Source code of charts>
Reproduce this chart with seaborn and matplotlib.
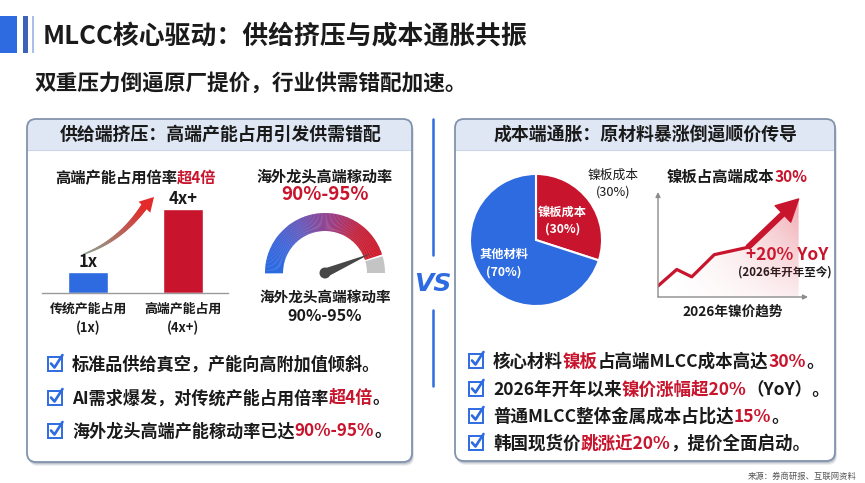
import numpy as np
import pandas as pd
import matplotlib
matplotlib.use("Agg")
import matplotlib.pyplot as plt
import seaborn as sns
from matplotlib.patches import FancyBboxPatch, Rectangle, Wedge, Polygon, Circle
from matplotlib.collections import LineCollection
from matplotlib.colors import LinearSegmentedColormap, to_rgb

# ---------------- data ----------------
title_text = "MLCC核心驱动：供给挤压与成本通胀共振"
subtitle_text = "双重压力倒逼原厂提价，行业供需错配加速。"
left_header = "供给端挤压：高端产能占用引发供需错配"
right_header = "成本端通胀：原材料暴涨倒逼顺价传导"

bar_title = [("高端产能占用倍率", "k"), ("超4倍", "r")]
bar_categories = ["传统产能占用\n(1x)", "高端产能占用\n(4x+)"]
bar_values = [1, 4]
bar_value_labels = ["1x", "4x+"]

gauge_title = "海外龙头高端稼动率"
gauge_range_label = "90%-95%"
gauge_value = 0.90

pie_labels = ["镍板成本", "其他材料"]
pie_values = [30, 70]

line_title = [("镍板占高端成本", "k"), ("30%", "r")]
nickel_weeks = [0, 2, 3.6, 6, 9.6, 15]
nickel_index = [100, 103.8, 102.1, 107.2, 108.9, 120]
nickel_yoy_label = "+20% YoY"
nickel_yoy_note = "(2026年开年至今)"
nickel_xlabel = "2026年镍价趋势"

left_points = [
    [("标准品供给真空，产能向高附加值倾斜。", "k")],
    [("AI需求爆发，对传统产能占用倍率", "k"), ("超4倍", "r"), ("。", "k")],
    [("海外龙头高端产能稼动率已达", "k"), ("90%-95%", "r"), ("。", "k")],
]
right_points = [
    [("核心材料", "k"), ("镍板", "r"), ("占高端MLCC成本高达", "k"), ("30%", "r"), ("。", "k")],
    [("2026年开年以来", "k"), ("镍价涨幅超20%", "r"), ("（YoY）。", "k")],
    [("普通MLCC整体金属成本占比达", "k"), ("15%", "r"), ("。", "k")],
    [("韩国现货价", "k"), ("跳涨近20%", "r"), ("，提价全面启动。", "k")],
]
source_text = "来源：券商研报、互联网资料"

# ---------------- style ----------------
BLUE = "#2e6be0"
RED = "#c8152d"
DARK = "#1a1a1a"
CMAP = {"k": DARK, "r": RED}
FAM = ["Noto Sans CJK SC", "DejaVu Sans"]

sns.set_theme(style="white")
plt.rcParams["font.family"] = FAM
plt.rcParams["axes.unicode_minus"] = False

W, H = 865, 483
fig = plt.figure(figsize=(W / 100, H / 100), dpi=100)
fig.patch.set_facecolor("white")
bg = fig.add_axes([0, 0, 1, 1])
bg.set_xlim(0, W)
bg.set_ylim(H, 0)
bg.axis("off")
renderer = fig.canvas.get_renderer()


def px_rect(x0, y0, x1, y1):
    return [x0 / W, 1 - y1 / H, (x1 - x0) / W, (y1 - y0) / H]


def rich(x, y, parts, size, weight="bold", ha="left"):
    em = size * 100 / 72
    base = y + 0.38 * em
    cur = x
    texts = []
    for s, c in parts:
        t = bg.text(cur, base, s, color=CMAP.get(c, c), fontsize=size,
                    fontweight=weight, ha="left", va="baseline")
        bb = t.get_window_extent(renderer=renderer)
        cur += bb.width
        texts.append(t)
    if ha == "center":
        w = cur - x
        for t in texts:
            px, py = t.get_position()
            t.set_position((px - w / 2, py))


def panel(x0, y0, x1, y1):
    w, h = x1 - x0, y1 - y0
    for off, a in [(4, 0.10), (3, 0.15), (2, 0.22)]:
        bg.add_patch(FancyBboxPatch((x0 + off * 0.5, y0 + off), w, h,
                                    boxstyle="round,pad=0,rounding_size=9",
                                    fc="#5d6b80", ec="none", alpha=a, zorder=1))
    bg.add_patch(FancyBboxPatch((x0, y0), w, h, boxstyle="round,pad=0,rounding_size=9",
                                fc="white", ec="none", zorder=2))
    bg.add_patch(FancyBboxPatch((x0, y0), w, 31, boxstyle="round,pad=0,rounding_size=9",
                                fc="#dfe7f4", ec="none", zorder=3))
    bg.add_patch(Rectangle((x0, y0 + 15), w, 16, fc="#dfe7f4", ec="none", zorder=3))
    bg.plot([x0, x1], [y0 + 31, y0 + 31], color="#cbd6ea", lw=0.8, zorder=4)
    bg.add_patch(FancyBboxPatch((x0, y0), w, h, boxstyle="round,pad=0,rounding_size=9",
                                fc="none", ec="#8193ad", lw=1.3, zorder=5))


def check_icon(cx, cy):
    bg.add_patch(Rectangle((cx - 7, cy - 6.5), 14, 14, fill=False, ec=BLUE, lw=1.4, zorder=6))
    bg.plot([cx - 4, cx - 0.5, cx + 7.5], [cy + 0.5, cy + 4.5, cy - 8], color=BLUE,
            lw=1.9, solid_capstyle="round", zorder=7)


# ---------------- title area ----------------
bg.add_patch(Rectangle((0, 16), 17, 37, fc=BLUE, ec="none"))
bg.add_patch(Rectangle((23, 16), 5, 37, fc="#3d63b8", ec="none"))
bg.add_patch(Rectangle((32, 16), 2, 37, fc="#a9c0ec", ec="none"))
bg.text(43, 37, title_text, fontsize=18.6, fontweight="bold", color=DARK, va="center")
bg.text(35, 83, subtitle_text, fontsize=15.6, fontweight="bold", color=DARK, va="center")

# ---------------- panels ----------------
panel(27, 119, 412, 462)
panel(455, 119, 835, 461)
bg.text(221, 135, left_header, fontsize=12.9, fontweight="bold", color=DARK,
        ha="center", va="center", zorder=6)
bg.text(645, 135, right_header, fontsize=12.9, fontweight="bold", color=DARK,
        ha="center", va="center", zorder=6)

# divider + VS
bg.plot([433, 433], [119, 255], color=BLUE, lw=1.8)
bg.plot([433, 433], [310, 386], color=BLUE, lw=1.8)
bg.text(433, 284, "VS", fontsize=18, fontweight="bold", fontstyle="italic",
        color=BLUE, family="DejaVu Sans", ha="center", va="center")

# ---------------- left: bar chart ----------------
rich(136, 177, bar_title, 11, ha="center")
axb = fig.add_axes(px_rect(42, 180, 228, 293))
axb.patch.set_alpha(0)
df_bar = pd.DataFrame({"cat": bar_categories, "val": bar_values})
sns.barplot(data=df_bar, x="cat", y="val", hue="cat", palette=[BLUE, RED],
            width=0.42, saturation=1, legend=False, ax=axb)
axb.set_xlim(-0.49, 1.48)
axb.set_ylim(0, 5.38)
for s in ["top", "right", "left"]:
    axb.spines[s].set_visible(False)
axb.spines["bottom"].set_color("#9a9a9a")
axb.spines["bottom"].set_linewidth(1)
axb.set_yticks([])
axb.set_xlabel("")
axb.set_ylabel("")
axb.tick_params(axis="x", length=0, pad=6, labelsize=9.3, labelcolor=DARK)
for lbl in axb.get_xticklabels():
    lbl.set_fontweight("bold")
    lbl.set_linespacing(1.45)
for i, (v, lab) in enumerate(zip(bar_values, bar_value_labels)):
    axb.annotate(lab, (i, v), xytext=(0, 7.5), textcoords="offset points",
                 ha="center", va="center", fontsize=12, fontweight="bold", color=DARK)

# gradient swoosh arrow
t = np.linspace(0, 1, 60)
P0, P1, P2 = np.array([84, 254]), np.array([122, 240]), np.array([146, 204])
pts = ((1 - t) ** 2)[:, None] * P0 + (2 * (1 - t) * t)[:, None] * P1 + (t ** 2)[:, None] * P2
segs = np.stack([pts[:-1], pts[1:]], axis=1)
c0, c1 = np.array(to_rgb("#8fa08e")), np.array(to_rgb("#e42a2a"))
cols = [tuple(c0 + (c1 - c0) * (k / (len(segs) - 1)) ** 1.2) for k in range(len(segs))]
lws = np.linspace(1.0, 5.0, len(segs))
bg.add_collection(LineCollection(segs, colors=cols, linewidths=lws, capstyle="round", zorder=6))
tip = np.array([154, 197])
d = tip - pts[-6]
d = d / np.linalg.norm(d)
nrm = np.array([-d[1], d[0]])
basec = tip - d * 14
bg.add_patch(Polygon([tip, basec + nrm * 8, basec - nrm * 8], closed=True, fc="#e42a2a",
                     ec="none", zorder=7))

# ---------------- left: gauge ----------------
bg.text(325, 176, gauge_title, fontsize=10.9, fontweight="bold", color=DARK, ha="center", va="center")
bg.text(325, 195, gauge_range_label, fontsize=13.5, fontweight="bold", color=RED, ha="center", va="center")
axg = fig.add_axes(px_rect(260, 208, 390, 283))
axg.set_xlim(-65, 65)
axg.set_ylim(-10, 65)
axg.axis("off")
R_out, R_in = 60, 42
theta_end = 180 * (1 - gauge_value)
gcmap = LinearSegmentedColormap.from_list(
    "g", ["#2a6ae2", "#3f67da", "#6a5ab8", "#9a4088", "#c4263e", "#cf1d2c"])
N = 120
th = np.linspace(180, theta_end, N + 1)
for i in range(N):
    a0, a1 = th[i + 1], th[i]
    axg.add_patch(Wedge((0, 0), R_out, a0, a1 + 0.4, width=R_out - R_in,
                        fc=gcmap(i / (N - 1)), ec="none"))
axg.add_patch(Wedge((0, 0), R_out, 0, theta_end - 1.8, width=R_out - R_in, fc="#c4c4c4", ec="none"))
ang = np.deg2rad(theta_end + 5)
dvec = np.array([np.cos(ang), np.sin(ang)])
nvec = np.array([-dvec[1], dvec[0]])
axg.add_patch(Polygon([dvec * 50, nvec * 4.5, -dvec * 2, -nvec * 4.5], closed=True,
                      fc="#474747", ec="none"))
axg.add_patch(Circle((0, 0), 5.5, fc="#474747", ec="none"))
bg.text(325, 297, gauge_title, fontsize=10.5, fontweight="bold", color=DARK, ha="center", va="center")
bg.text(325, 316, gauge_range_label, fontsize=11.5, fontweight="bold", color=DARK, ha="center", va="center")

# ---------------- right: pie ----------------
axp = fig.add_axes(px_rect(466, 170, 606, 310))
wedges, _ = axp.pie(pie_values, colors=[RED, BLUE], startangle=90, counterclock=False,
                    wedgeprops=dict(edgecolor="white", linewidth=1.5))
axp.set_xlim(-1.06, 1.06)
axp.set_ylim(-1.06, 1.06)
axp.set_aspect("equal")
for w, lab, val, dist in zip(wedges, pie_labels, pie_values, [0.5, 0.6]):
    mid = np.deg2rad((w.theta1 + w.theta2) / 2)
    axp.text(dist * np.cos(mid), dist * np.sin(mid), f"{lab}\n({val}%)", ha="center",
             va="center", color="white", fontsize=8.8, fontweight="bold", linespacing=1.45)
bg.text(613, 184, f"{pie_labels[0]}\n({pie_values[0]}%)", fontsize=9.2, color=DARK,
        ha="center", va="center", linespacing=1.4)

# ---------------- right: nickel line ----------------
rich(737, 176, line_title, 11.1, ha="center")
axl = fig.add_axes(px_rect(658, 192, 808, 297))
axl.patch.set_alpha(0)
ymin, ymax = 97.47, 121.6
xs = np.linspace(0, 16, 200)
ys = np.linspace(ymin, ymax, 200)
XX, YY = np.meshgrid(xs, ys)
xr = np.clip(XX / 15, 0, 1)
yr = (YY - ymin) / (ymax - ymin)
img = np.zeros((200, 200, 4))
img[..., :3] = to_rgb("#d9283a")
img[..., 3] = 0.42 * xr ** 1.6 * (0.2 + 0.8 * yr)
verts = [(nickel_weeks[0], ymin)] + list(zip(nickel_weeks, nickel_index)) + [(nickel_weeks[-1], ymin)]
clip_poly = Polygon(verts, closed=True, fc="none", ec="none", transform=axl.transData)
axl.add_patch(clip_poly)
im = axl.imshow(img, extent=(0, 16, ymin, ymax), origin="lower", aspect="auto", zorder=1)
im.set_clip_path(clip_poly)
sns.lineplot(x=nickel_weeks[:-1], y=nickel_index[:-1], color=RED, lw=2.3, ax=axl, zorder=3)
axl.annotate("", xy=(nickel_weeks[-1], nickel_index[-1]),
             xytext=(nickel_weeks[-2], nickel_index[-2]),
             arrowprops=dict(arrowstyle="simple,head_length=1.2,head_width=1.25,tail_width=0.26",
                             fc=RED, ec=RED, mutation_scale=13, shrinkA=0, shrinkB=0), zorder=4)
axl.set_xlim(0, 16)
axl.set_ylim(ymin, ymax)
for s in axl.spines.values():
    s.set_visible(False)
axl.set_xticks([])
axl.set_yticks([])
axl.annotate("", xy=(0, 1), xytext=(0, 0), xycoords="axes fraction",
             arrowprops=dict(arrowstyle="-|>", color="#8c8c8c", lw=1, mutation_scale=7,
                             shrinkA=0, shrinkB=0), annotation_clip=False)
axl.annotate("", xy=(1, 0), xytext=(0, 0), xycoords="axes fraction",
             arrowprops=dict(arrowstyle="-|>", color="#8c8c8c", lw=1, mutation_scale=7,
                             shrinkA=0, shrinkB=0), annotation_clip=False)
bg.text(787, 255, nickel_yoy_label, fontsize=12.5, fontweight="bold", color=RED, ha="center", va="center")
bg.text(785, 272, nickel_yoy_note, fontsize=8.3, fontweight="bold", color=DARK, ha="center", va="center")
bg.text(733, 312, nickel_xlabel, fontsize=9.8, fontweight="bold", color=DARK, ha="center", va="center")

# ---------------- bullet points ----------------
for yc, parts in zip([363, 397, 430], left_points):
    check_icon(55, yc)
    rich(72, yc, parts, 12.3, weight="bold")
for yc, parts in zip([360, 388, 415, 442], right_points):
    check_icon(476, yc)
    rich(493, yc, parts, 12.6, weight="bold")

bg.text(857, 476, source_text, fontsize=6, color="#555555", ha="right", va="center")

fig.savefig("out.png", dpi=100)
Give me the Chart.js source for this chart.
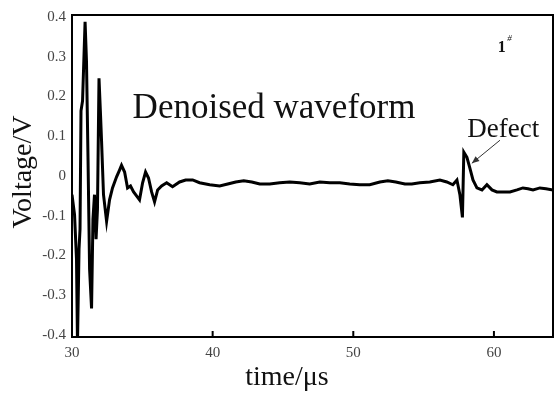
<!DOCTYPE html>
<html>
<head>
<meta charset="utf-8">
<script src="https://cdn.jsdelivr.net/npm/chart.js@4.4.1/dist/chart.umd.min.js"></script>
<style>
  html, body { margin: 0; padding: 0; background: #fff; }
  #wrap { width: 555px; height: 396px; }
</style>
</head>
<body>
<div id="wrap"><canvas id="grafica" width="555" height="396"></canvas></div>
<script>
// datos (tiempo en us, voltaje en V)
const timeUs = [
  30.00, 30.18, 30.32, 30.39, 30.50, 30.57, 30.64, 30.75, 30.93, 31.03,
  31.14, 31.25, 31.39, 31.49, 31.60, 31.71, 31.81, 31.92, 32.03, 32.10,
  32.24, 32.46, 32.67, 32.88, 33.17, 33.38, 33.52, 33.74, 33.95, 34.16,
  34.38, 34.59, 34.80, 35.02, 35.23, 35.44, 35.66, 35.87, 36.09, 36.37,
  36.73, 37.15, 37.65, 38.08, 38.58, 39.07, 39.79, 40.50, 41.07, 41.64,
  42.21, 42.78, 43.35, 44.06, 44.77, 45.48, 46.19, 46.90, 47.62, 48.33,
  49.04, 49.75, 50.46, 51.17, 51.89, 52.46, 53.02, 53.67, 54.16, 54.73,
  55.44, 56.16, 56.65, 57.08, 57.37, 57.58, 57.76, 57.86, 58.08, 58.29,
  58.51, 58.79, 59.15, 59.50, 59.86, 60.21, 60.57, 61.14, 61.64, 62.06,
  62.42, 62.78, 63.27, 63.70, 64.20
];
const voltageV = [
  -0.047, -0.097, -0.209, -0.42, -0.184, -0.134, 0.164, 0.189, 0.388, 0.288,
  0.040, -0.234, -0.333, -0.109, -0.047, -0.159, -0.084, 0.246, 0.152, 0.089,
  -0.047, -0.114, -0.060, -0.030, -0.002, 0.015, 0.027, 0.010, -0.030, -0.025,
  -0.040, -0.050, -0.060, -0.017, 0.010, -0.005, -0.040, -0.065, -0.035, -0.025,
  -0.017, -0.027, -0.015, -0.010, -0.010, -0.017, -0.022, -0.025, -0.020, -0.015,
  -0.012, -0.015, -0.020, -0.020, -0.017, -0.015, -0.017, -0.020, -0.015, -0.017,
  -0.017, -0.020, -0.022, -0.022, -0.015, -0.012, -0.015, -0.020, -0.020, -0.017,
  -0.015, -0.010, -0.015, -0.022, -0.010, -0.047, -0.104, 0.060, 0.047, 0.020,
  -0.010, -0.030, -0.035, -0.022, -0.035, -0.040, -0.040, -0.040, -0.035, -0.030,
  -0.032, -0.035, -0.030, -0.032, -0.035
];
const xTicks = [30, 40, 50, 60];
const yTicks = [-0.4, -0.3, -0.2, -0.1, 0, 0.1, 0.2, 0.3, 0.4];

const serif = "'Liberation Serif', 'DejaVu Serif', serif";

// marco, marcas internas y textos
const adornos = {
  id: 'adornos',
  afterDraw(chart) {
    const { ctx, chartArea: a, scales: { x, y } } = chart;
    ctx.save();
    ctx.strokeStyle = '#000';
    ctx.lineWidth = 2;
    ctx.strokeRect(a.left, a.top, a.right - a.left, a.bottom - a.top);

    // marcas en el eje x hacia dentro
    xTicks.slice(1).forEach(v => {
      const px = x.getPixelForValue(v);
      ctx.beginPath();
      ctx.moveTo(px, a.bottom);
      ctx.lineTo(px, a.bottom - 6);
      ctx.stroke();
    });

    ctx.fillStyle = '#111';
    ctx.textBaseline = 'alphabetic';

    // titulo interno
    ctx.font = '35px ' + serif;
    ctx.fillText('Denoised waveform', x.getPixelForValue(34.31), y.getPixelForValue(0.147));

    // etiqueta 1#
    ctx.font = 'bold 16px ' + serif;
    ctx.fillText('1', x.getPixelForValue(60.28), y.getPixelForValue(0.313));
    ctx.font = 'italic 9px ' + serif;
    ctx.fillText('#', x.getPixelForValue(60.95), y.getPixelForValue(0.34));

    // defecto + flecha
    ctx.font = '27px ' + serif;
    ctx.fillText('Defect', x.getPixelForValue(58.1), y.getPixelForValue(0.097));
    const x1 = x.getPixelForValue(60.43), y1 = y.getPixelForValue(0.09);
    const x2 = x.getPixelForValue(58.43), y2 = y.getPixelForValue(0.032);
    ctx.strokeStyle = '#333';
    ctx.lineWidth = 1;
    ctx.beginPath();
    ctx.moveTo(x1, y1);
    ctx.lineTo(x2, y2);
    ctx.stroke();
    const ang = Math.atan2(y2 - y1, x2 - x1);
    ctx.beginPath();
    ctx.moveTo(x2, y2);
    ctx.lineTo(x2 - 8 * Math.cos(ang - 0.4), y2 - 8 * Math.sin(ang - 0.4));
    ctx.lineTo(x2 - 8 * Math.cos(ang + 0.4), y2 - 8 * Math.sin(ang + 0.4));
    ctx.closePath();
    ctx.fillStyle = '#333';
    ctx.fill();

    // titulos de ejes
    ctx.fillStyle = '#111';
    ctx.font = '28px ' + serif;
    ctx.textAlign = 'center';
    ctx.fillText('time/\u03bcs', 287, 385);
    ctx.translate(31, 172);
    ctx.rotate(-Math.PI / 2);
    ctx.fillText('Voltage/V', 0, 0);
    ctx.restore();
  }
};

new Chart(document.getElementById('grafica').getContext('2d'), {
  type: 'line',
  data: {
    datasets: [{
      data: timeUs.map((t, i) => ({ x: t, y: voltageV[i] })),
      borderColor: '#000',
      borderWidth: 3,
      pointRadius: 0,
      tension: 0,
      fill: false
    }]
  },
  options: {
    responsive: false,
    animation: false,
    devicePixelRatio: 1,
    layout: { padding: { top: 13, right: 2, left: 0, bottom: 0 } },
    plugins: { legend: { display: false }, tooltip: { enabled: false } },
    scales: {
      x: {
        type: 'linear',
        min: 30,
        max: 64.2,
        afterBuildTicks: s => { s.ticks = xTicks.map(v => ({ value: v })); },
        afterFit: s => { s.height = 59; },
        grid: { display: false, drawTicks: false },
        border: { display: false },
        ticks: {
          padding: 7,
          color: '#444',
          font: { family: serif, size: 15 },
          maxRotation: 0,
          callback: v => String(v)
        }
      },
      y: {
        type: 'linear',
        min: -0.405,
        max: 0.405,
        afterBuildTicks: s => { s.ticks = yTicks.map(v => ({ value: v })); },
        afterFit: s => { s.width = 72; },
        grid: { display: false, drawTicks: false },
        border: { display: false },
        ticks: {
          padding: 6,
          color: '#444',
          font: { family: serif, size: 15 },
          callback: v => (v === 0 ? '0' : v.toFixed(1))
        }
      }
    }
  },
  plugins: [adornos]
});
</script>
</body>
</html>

WHAT IS ASKED>
Begin at the first line of the records and please reproduce every line exactly through the one containing "return [x0 /", leaving all pictures out.

WRITTEN ANSWER>
Reproduce this chart with seaborn and matplotlib.
import numpy as np
import pandas as pd
import matplotlib
matplotlib.use("Agg")
import matplotlib.pyplot as plt
import seaborn as sns
from matplotlib.patches import FancyBboxPatch, Rectangle, Wedge, Polygon, Circle
from matplotlib.collections import LineCollection
from matplotlib.colors import LinearSegmentedColormap, to_rgb

# ---------------- data ----------------
title_text = "MLCC核心驱动：供给挤压与成本通胀共振"
subtitle_text = "双重压力倒逼原厂提价，行业供需错配加速。"
left_header = "供给端挤压：高端产能占用引发供需错配"
right_header = "成本端通胀：原材料暴涨倒逼顺价传导"

bar_title = [("高端产能占用倍率", "k"), ("超4倍", "r")]
bar_categories = ["传统产能占用\n(1x)", "高端产能占用\n(4x+)"]
bar_values = [1, 4]
bar_value_labels = ["1x", "4x+"]

gauge_title = "海外龙头高端稼动率"
gauge_range_label = "90%-95%"
gauge_value = 0.90

pie_labels = ["镍板成本", "其他材料"]
pie_values = [30, 70]

line_title = [("镍板占高端成本", "k"), ("30%", "r")]
nickel_weeks = [0, 2, 3.6, 6, 9.6, 15]
nickel_index = [100, 103.8, 102.1, 107.2, 108.9, 120]
nickel_yoy_label = "+20% YoY"
nickel_yoy_note = "(2026年开年至今)"
nickel_xlabel = "2026年镍价趋势"

left_points = [
    [("标准品供给真空，产能向高附加值倾斜。", "k")],
    [("AI需求爆发，对传统产能占用倍率", "k"), ("超4倍", "r"), ("。", "k")],
    [("海外龙头高端产能稼动率已达", "k"), ("90%-95%", "r"), ("。", "k")],
]
right_points = [
    [("核心材料", "k"), ("镍板", "r"), ("占高端MLCC成本高达", "k"), ("30%", "r"), ("。", "k")],
    [("2026年开年以来", "k"), ("镍价涨幅超20%", "r"), ("（YoY）。", "k")],
    [("普通MLCC整体金属成本占比达", "k"), ("15%", "r"), ("。", "k")],
    [("韩国现货价", "k"), ("跳涨近20%", "r"), ("，提价全面启动。", "k")],
]
source_text = "来源：券商研报、互联网资料"

# ---------------- style ----------------
BLUE = "#2e6be0"
RED = "#c8152d"
DARK = "#1a1a1a"
CMAP = {"k": DARK, "r": RED}
FAM = ["Noto Sans CJK SC", "DejaVu Sans"]

sns.set_theme(style="white")
plt.rcParams["font.family"] = FAM
plt.rcParams["axes.unicode_minus"] = False

W, H = 865, 483
fig = plt.figure(figsize=(W / 100, H / 100), dpi=100)
fig.patch.set_facecolor("white")
bg = fig.add_axes([0, 0, 1, 1])
bg.set_xlim(0, W)
bg.set_ylim(H, 0)
bg.axis("off")
renderer = fig.canvas.get_renderer()


def px_rect(x0, y0, x1, y1):
    return [x0 / W, 1 - y1 / H, (x1 - x0) / W, (y1 - y0) / H]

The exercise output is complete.